Newbury Educafe fights for future funding to avoid closure
A popular community café, located in the heart of Newbury, is at risk of closing unless it receives vital funds.
In 2021, West Berkshire Council commissioned a free, drop-in community café for up to 30 visitors each week to combat loneliness after lockdown. Educafé has rapidly grown since, now averaging more than 150 visitors each week.
But the volunteer-run café has become a victim of its own success and unless it can secure a serious cash injection by March, it will be forced to close.
The café’s reliance on volunteers, reduced government funding and rising attendance means it has exceeded its current capacity and resource allowance.
Organisers have launched a fundraiser, initially set at £50,000, to continue giving lifechanging support to West Berkshire residents.
They will need to raise at least £177,000 to keep running from 2024-25.
Organisers are applying for various grants and alternative sources of funding but are now appealing to local donors and businesses for help to survive long term.
Thames Valley Police, the NHS and Mayor of Newbury, Nigel Foot, are all frequent visitors to the café.
So, what does Educafé actually do?
The café — recently nominated for a BBC Berkshire Making a Difference Award — consolidates various social groups and activities all under one roof.
Some of its services include English language courses for non-native speakers, free drop-in health checks, baby sensory sessions, chair yoga, knitting for senior residents, plus free tea, coffee and cakes — prepared without fail every week by café manager, Julie Seal.
“Educafe is much more than a community café,” said Mrs Seal. “We make everyone feel part of our community and connect key services with the people they serve.
“If we lose Educafé, Newbury loses its community spirit.”
Watch the video reporter Mirek Gosney made to showcase the café’s work and impact on the local community.
Speaking about the café’s significance, Abdullah, from Sudan, said: “I’m a big fan of meeting people and practicing my English. It’s a privilege for me to visit Educafé.”
“Educafé has literally been a lifesaver for me,” said another visitor. “I have attempted suicide twice in my life, but the camaraderie and teamwork at Educafé helps me feel more positive and gives me purpose in my life again.”
And it’s not just visitors who benefit from the strong sense of community cohesion.
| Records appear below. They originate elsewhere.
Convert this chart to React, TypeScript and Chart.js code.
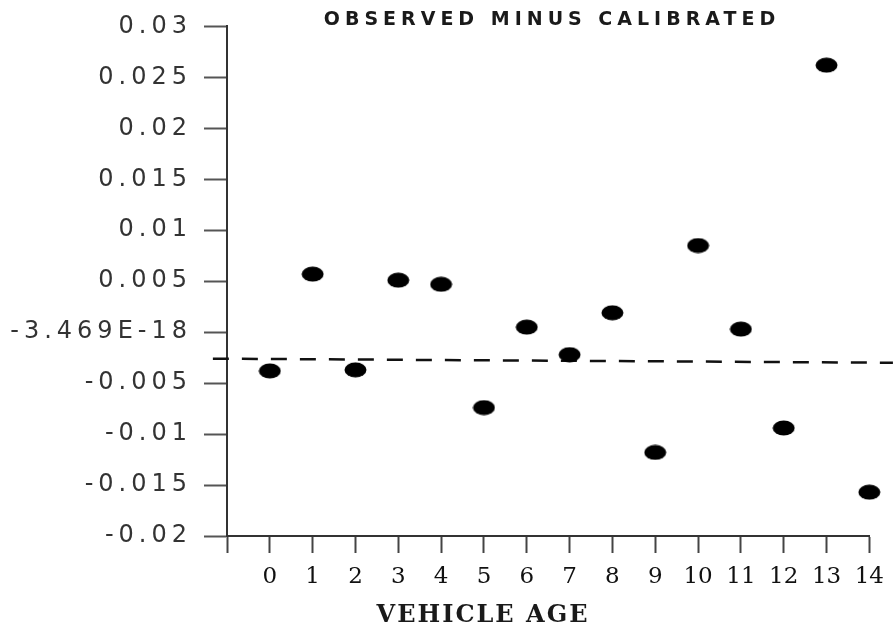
import React, { useEffect, useRef } from "react";
import { Chart, registerables } from "chart.js";

Chart.register(...registerables);

// ---- data ----
const vehicleAges = [0, 1, 2, 3, 4, 5, 6, 7, 8, 9, 10, 11, 12, 13, 14];
const observedMinusCalibrated = [
  -0.0038, 0.0057, -0.0037, 0.0051, 0.0047, -0.0074, 0.0005, -0.0022, 0.0019,
  -0.0118, 0.0085, 0.0003, -0.0094, 0.0262, -0.0157,
];
const referenceLineX = [-1.33, 14.55];
const referenceLineY = [-0.0026, -0.003];
const yTickLabels = [
  "-0.02", "-0.015", "-0.01", "-0.005", "-3.469E-18", "0.005", "0.01", "0.015", "0.02", "0.025", "0.03",
];
const xTickLabels = ["", "0", "1", "2", "3", "4", "5", "6", "7", "8", "9", "10", "11", "12", "13", "14"];
const chartTitle = "OBSERVED MINUS CALIBRATED";
const xAxisTitle = "VEHICLE AGE";

function makeMarker(): HTMLCanvasElement {
  const c = document.createElement("canvas");
  c.width = 23;
  c.height = 16;
  const g = c.getContext("2d")!;
  g.fillStyle = "#000";
  g.beginPath();
  g.ellipse(11.5, 8, 11, 7.5, 0, 0, Math.PI * 2);
  g.fill();
  return c;
}

export default function App() {
  const ref = useRef<HTMLCanvasElement | null>(null);
  useEffect(() => {
    document.body.style.margin = "0";
    const canvas = ref.current!;
    const marker = makeMarker();

    const spacingPlugin = {
      id: "labelSpacing",
      afterLayout(chart: any) {
        const wrap = (scale: any, sp: string) => {
          if (!scale || scale.__wrapped) return;
          const orig = scale.drawLabels.bind(scale);
          scale.drawLabels = (ca: any) => {
            const ctx = chart.ctx;
            ctx.save();
            (ctx as any).letterSpacing = sp;
            orig(ca);
            ctx.restore();
          };
          scale.__wrapped = true;
        };
        wrap(chart.scales.y, "5px");
        wrap(chart.scales.x, "0px");
      },
    };

    const textPlugin = {
      id: "texts",
      afterDraw(chart: any) {
        const ctx = chart.ctx;
        ctx.save();
        ctx.fillStyle = "#1a1a1a";
        ctx.textAlign = "center";
        ctx.textBaseline = "alphabetic";
        ctx.font = 'bold 19px "DejaVu Sans"';
        (ctx as any).letterSpacing = "5px";
        ctx.fillText(chartTitle, 552, 25);
        ctx.font = 'bold 24px "DejaVu Serif"';
        (ctx as any).letterSpacing = "2px";
        ctx.fillText(xAxisTitle, 483, 622);
        ctx.restore();
      },
    };

    const chart = new Chart(canvas, {
      type: "scatter",
      data: {
        datasets: [
          {
            data: vehicleAges.map((a, i) => ({ x: a, y: observedMinusCalibrated[i] })),
            pointStyle: marker as any,
            pointRadius: 8,
            backgroundColor: "#000",
            borderColor: "#000",
            showLine: false,
            clip: false as any,
          },
          {
            data: referenceLineX.map((x, i) => ({ x, y: referenceLineY[i] })),
            showLine: true,
            pointRadius: 0,
            borderColor: "#111",
            borderWidth: 2.5,
            borderDash: [16, 13],
            clip: false as any,
          },
        ],
      },
      options: {
        responsive: false,
        animation: false,
        layout: { padding: { top: 26, right: 24, bottom: 0, left: 0 } },
        plugins: {
          legend: { display: false },
          tooltip: { enabled: false },
          title: { display: false },
        },
        scales: {
          x: {
            type: "linear",
            min: -1,
            max: 14,
            afterFit: (s: any) => {
              s.height = 91;
            },
            ticks: {
              stepSize: 1,
              autoSkip: false,
              maxRotation: 0,
              padding: 10,
              color: "#111",
              font: { family: '"DejaVu Serif"', size: 23 },
              callback: (_v: any, i: number) => xTickLabels[i],
            },
            grid: {
              drawOnChartArea: false,
              drawTicks: true,
              tickLength: 17,
              tickWidth: 2,
              tickColor: "#444",
            },
            border: { display: true, color: "#333", width: 2 },
          },
          y: {
            type: "linear",
            min: -0.02,
            max: 0.03,
            afterFit: (s: any) => {
              s.width = 227;
            },
            ticks: {
              stepSize: 0.005,
              padding: 12,
              color: "#333",
              font: { family: '"DejaVu Sans"', size: 24 },
              callback: (_v: any, i: number) => yTickLabels[i],
            },
            grid: {
              drawOnChartArea: false,
              drawTicks: true,
              tickLength: 23,
              tickWidth: 2,
              tickColor: "#555",
            },
            border: { display: true, color: "#333", width: 2 },
          },
        },
      },
      plugins: [spacingPlugin, textPlugin],
    });
    return () => chart.destroy();
  }, []);
  return <canvas ref={ref} width={894} height={627} style={{ display: "block" }} />;
}
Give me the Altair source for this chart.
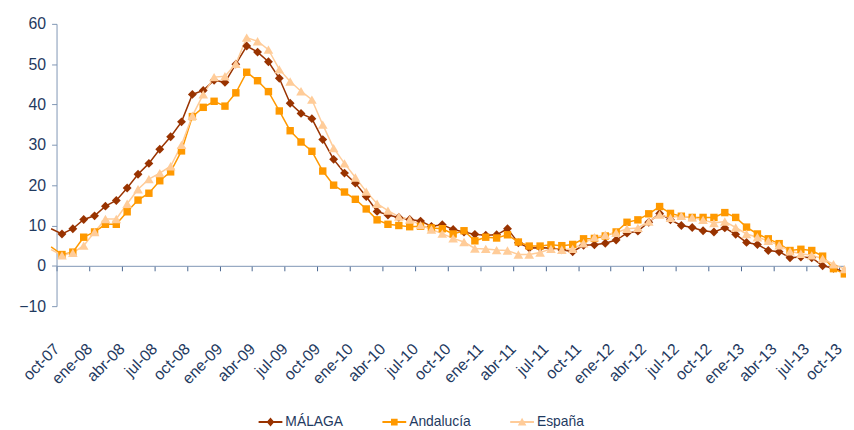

“We’re a true melting pot and represent the full spectrum of our community,” said Educafé director, Clare Middleton.
“There’s something for everyone and each person’s different story is what makes Educafé unique.”
Retired teacher, Margaret Neville, who runs the Chatty Corner, added: “If you haven’t been to Educafé, you don’t know what you’re missing.
“Educafé’s power to connect people cannot be underestimated, particularly in challenging times like these.”